Managing priorities in an intranet development roadmap

July 27th, 2009

Intranet Roadmap

Background

I’ve been asked to create a blog to share our experience managing priorities in an intranet development roadmap.  Like any other software development we’re swamped with enhancement request raised by our clients, international partners well as internally.

Managing requests

By the time this blog is written I have to deal with 500 active requests which need reviewing, examining, clarification, discussion, prioritising, and the most important thing “execution”, in an extremely limited time.

Say if I am incredibly productive and I only have to spend 10 minutes for each tickets, it would take me more than 10 days just to reviewing this tickets without any further action such as examining or writing clarification request.

Dealing with priorities

Perhaps it would take a month before an execution of these tickets can be performed.
There are many technique you can use to help dealing with priorities, one of the most popular one is by calculating the “degree of importance”, where you have to weigh each request by creating a score card.
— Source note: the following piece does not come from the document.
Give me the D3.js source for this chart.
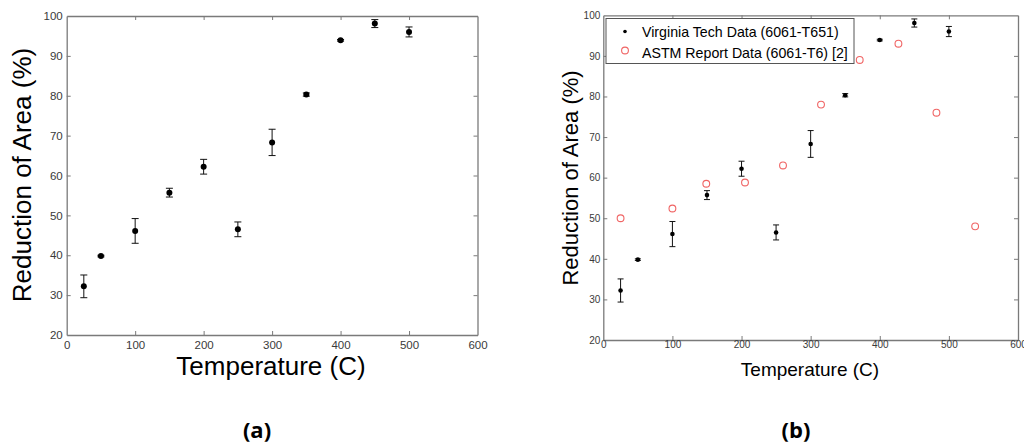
<!DOCTYPE html>
<html>
<head>
<meta charset="utf-8">
<script src="https://cdn.jsdelivr.net/npm/d3@7"></script>
<style>
html,body{margin:0;padding:0;background:#fff;}
svg{display:block;font-family:"Liberation Sans",Arial,sans-serif;}
</style>
</head>
<body>
<svg id="chart" width="1024" height="447"></svg>
<script>
// Virginia Tech data (6061-T651)
const vtTemps = [25, 50, 100, 150, 200, 250, 300, 350, 400, 450, 500];
const vtRA    = [32.2, 39.8, 46.1, 55.7, 62.2, 46.5, 68.3, 80.3, 93.9, 98.1, 96.0];
const vtErr   = [2.85, 0.2, 3.1, 1.1, 1.85, 1.85, 3.3, 0.4, 0.2, 1.0, 1.25];
// ASTM report data (6061-T6) [2]
const astmTemps = [25, 100, 149, 205, 260, 315, 371, 427, 482, 538];
const astmRA    = [50, 52.4, 58.5, 58.8, 63, 78, 89, 93, 76, 48];
// axis ticks
const xTicks = [0, 100, 200, 300, 400, 500, 600];
const yTicks = [20, 30, 40, 50, 60, 70, 80, 90, 100];
const xLabel = "Temperature (C)";
const yLabel = "Reduction of Area (%)";
const legendLabels = ["Virginia Tech Data (6061-T651)", "ASTM Report Data (6061-T6) [2]"];
const captions = ["(a)", "(b)"];

const svg = d3.select("#chart");
const frameColor = "#7a7a7a";
const tickText = "#3a3a3a";
const astmColor = "#f06464";

function drawPanel(cfg) {
  const x = d3.scaleLinear().domain([0, 600]).range([cfg.left, cfg.right]);
  const y = d3.scaleLinear().domain([20, 100]).range([cfg.bottom, cfg.top]);
  const g = svg.append("g");
  const tl = cfg.tickLen;

  // axes with inward ticks
  const axB = d3.axisBottom(x).tickValues(xTicks).tickSizeInner(-tl).tickSizeOuter(0).tickPadding(tl + cfg.xPad);
  const axT = d3.axisTop(x).tickValues(xTicks).tickSizeInner(-tl).tickSizeOuter(0).tickFormat("");
  const axL = d3.axisLeft(y).tickValues(yTicks).tickSizeInner(-tl).tickSizeOuter(0).tickPadding(tl + cfg.yPad);
  const axR = d3.axisRight(y).tickValues(yTicks).tickSizeInner(-tl).tickSizeOuter(0).tickFormat("");

  const gb = g.append("g").attr("transform", `translate(0,${cfg.bottom})`).call(axB);
  const gt = g.append("g").attr("transform", `translate(0,${cfg.top})`).call(axT);
  const gl = g.append("g").attr("transform", `translate(${cfg.left},0)`).call(axL);
  const gr = g.append("g").attr("transform", `translate(${cfg.right},0)`).call(axR);
  [gb, gt, gl, gr].forEach(a => {
    a.select(".domain").attr("stroke", frameColor).attr("stroke-width", 1.3);
    a.selectAll(".tick line").attr("stroke", frameColor).attr("stroke-width", 1);
    a.selectAll(".tick text").attr("fill", tickText).attr("font-size", cfg.tickFont)
      .attr("font-family", "'Liberation Sans', Arial, sans-serif");
  });
  // hide end ticks that sit on the frame corners
  [gb, gt].forEach(a => a.selectAll(".tick line").filter(d => d === 0 || d === 600).remove());
  [gl, gr].forEach(a => a.selectAll(".tick line").filter(d => d === 20 || d === 100).remove());

  // error bars
  const cw = cfg.capW;
  const eb = g.append("g").attr("stroke", "#111").attr("stroke-width", 1);
  vtTemps.forEach((t, i) => {
    const cx = x(t), y1 = y(vtRA[i] + vtErr[i]), y2 = y(vtRA[i] - vtErr[i]);
    eb.append("line").attr("x1", cx).attr("x2", cx).attr("y1", y1).attr("y2", y2);
    eb.append("line").attr("x1", cx - cw).attr("x2", cx + cw).attr("y1", y1).attr("y2", y1);
    eb.append("line").attr("x1", cx - cw).attr("x2", cx + cw).attr("y1", y2).attr("y2", y2);
  });
  g.append("g").selectAll("circle").data(vtTemps).join("circle")
    .attr("cx", d => x(d)).attr("cy", (d, i) => y(vtRA[i])).attr("r", cfg.dotR).attr("fill", "#000");

  if (cfg.astm) {
    g.append("g").selectAll("circle").data(astmTemps).join("circle")
      .attr("cx", d => x(d)).attr("cy", (d, i) => y(astmRA[i])).attr("r", 3.4)
      .attr("fill", "none").attr("stroke", astmColor).attr("stroke-width", 1.1);
  }

  // axis titles
  g.append("text").attr("x", cfg.xTitleX).attr("y", cfg.xTitleY).attr("text-anchor", "middle")
    .attr("font-size", cfg.titleFont).attr("fill", "#000").text(xLabel);
  g.append("text").attr("transform", `translate(${cfg.yTitleX},${cfg.yTitleY}) rotate(-90)`)
    .attr("text-anchor", "middle").attr("font-size", cfg.yTitleFont).attr("fill", "#000").text(yLabel);

  // caption
  g.append("text").attr("x", cfg.capX).attr("y", 438).attr("text-anchor", "middle")
    .attr("font-size", 22).attr("font-weight", "bold").attr("font-family", "'Open Sans', 'Liberation Sans', sans-serif")
    .attr("fill", "#000").text(cfg.caption);

  if (cfg.astm) {
    const lg = g.append("g");
    lg.append("rect").attr("x", 606).attr("y", 18.5).attr("width", 248).attr("height", 45)
      .attr("fill", "#fff").attr("stroke", "#555").attr("stroke-width", 1);
    lg.append("circle").attr("cx", 625).attr("cy", 31.5).attr("r", 1.8).attr("fill", "#000");
    lg.append("circle").attr("cx", 625).attr("cy", 50.5).attr("r", 3.4).attr("fill", "none")
      .attr("stroke", astmColor).attr("stroke-width", 1.1);
    lg.append("text").attr("x", 642).attr("y", 37).attr("font-size", 14.2).attr("fill", "#000").text(legendLabels[0]);
    lg.append("text").attr("x", 642).attr("y", 58).attr("font-size", 14.2).attr("fill", "#000").text(legendLabels[1]);
  }
}

drawPanel({left: 66.7, right: 477.5, top: 16, bottom: 335, tickLen: 4, xPad: 2, yPad: 0,
  tickFont: 11.5, capW: 3.5, dotR: 3, astm: false,
  xTitleX: 271, xTitleY: 375, titleFont: 26, yTitleX: 31, yTitleY: 175, yTitleFont: 26,
  capX: 257, caption: captions[0]});

drawPanel({left: 603.3, right: 1018, top: 15.3, bottom: 340, tickLen: 4, xPad: -3, yPad: -1,
  tickFont: 10, capW: 3, dotR: 2.3, astm: true,
  xTitleX: 810, xTitleY: 376, titleFont: 19, yTitleX: 578, yTitleY: 178, yTitleFont: 22,
  capX: 796, caption: captions[1]});
</script>
</body>
</html>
Each card is measured from different aspect such as:

•    Number of clients who has requesting such feature
•    Development time & cost to develop
•    Impact on existing system
•    Potential future sales benefits
•    Current trend & Market analysis
•    Available budget and resources

The Dilemma

Before you know it, we might have to spend more time developing a robust system rather than dealing with the request itself. Sure if you are a large organisation you might have resources to deal or an existing system to deal with this dilemma.
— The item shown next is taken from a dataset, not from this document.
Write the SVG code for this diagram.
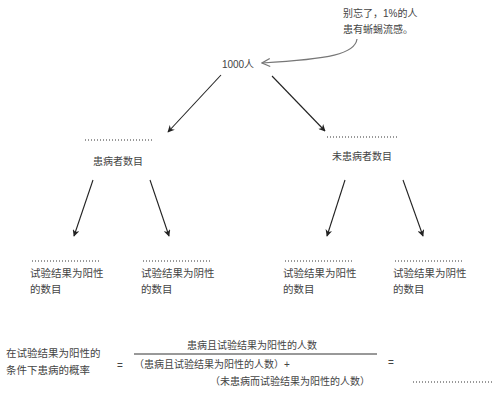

If you are in a small organisation this may sounds like an impossible task. Statistically I might only have less than 5 seconds to deal with each ticket and use the precious time to actually “do-something”.

Blink

A book published by Malcolm Gladwell In 2005 “Blink: The Power of Thinking Without Thinking” describes the popular idea of  “thin-slicing”: ability to gauge what is really important from a very narrow period of experience. In other words, spontaneous decisions are often as good as—or even better than—carefully planned and considered ones.

It may sounds bizarre and obviously the management won’t like this approach, but sometime in real life, if you are experienced enough you will develop strong intuition. Time is limited and you’ve got to do the “right thing” with all the limitation around you.
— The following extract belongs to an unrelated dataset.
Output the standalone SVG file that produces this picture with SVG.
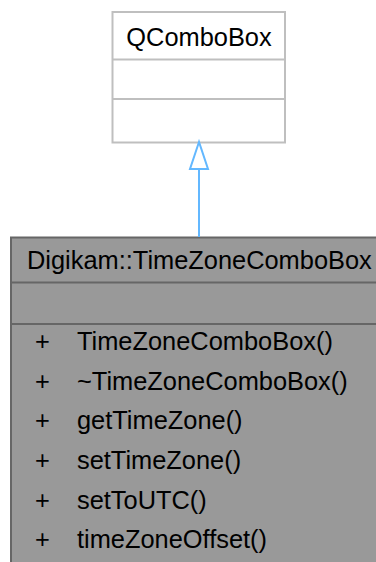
<svg xmlns="http://www.w3.org/2000/svg" width="376" height="562" viewBox="0 0 376 562">
<style>
  text { font-family: "Liberation Sans", Arial, sans-serif; font-size: 25.4px; fill: #000000; }
  .base rect, .base line { stroke: #bfbfbf; stroke-width: 2; }
  .cls rect, .cls line { stroke: #666666; stroke-width: 2; }
  .edge { stroke: #63b8ff; stroke-width: 2; fill: none; }
</style>
<rect x="0" y="0" width="376" height="562" fill="#ffffff"/>
<g id="node_QComboBox" class="base">
  <rect x="112.5" y="12" width="172.5" height="130.5" fill="#ffffff"/>
  <line x1="112.5" y1="59.5" x2="285" y2="59.5"/>
  <line x1="112.5" y1="99" x2="285" y2="99"/>
  <text x="199" y="46" text-anchor="middle">QComboBox</text>
</g>
<g id="node_TimeZoneComboBox" class="cls">
  <rect x="11" y="237.5" width="380" height="340" fill="#999999"/>
  <line x1="11" y1="282.5" x2="391" y2="282.5"/>
  <line x1="11" y1="324" x2="391" y2="324"/>
  <text x="27" y="269">Digikam::TimeZoneComboBox</text>
  <text x="35" y="350">+</text><text x="77" y="350">TimeZoneComboBox()</text>
  <text x="35" y="390">+</text><text x="77" y="390">~TimeZoneComboBox()</text>
  <text x="35" y="429">+</text><text x="77" y="429">getTimeZone()</text>
  <text x="35" y="469">+</text><text x="77" y="469">setTimeZone()</text>
  <text x="35" y="509">+</text><text x="77" y="509">setToUTC()</text>
  <text x="35" y="548">+</text><text x="77" y="548">timeZoneOffset()</text>
</g>
<g id="connectors">
  <line class="edge" x1="199" y1="237" x2="199" y2="169"/>
  <polygon class="edge" points="199,142 190,169 208,169" fill="#ffffff"/>
</g>
</svg>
Claromentis Development Schedule

Reflecting this back with Claromentis development schedule, we have managed to produce what we called “Rapid development” when developing an intranet software. This means new features are efficiently developed, tested, user-tested, and deployed to the client faster than before at equal or better quality at the same time we’ve managed to implement strict budget control with limited time & resources in current economic downturn.

The idea is simple, quick and accurate decision, spend it efficiently where it should be.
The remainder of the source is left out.